En Morelia, hay avenidas donde el movimiento no se traduce en ventas. El tráfico avanza, la gente cruza de banqueta a banqueta, pero los locales permanecen cerrados. Cortinas metálicas abajo, anuncios de “se renta” amarillentos por el sol y negocios que aparecen por unos meses para desaparecer sin dejar rastro.
No es abandono pleno ni colapso visible. Es una erosión silenciosa.
En tramos de Vasco de Quiroga y Ortega y Montañés, el patrón se repite con pequeñas variaciones. Donde antes había comercio cotidiano y relaciones estables entre vecinos y clientes, hoy hay alta rotación de giros, horarios reducidos y locales que nunca terminan de consolidarse. El flujo peatonal existe, pero ya no se convierte en permanencia ni en consumo regular.
El cambio no ocurrió de un día para otro. Fue progresivo. Primero cerró un negocio con años en la zona. Luego otro comenzó a operar menos horas. Después llegaron giros de resistencia: estéticas, casas de empeño, servicios mínimos, locales sin identidad clara. Son negocios diseñados para sobrevivir con márgenes bajos y poca inversión, porque nadie apuesta por quedarse demasiado tiempo.
Este comportamiento no es casual. Datos del Instituto Nacional de Estadística y Geografía muestran que, aunque la población de Morelia se ha mantenido relativamente estable, el comercio minorista enfrenta una alta rotación y una reducción en la vida promedio de los negocios pequeños. No se trata de una caída abrupta del consumo, sino de una redistribución hacia otros espacios: plazas comerciales cerradas, corredores nuevos o formatos de conveniencia.

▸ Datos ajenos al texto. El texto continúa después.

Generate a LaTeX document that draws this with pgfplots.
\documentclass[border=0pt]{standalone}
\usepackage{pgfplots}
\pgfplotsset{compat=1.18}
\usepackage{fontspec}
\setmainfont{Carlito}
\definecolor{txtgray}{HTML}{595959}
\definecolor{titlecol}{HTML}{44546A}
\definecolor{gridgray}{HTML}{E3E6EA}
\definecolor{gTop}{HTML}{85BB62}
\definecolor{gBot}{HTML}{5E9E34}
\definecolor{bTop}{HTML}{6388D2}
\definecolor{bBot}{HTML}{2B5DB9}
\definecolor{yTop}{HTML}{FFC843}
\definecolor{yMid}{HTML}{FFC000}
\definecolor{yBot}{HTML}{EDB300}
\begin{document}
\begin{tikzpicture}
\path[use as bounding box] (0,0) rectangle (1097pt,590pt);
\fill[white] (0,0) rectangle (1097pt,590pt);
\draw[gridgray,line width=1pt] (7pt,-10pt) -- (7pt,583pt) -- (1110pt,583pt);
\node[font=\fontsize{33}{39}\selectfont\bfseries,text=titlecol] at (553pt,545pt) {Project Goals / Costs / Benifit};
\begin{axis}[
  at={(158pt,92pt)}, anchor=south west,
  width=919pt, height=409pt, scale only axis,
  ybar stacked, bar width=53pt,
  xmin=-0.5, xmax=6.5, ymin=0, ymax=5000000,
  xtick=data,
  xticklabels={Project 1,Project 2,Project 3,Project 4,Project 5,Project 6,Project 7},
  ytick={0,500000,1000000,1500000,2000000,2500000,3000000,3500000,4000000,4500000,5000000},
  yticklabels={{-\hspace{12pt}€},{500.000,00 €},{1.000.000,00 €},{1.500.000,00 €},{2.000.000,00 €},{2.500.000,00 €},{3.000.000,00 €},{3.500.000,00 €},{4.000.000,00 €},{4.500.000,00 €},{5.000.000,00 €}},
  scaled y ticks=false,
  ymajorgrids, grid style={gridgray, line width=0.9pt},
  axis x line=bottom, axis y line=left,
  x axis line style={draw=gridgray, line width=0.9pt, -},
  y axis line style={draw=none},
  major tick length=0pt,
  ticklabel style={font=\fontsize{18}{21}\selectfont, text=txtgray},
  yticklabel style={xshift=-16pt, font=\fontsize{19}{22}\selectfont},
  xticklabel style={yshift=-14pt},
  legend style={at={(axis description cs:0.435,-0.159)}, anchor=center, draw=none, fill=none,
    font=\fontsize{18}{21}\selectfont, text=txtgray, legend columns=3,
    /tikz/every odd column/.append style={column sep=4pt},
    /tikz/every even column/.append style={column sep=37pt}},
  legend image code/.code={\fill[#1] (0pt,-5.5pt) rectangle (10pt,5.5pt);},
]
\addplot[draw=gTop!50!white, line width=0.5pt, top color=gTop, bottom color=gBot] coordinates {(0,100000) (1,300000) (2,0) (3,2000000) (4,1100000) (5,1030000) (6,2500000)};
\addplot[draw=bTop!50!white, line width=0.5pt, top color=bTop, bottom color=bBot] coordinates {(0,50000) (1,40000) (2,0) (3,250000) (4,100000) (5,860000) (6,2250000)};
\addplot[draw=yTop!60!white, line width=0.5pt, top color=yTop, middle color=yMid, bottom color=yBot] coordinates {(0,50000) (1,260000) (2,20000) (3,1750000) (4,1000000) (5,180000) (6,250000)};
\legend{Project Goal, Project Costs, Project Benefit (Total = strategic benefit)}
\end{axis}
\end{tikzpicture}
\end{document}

En zonas cercanas al Centro Histórico de Morelia, la fragilidad adopta otra forma. La actividad comercial no desaparece, pero se interrumpe con frecuencia. Cierres viales, eventos públicos, marchas y plantones alteran el flujo de manera recurrente. Para los comercios pequeños, el problema no es un día malo, sino la acumulación de días irregulares que vuelve inviable la continuidad del negocio.
El efecto urbano es profundo. Menos comercio estable implica menos iluminación informal, menos vigilancia natural y menos vida en la calle. Las avenidas siguen cumpliendo su función vial, pero pierden su papel social y económico. Dejan de ser espacios de encuentro para convertirse en simples zonas de paso.
Hablar de esto como una “crisis general” simplifica el fenómeno. Tampoco se explica solo por renta alta o comercio digital. Lo que ocurre es una reconfiguración forzada del comercio urbano, empujada por cambios en hábitos de consumo, percepción de riesgo, costos fijos y una ciudad que ya no se recorre ni se habita igual.
Las grandes plazas y los nuevos corredores absorben parte del consumo que estas avenidas pierden. Las calles intermedias, las que durante décadas sostuvieron la economía barrial, quedan atrapadas entre ambos modelos: demasiado grandes para sobrevivir como comercio vecinal, demasiado pequeñas para competir como polos de consumo.
Las calles siguen ahí.
Los locales también.
Lo que se perdió es la estabilidad.
Y en esa pérdida discreta, casi invisible, Morelia está cambiando más de lo que parece cuando solo se mira el tráfico o los anuncios de inversión. Porque cuando una ciudad deja de comprar en sus propias calles, no solo cambia su economía: cambia su forma de vivirlas.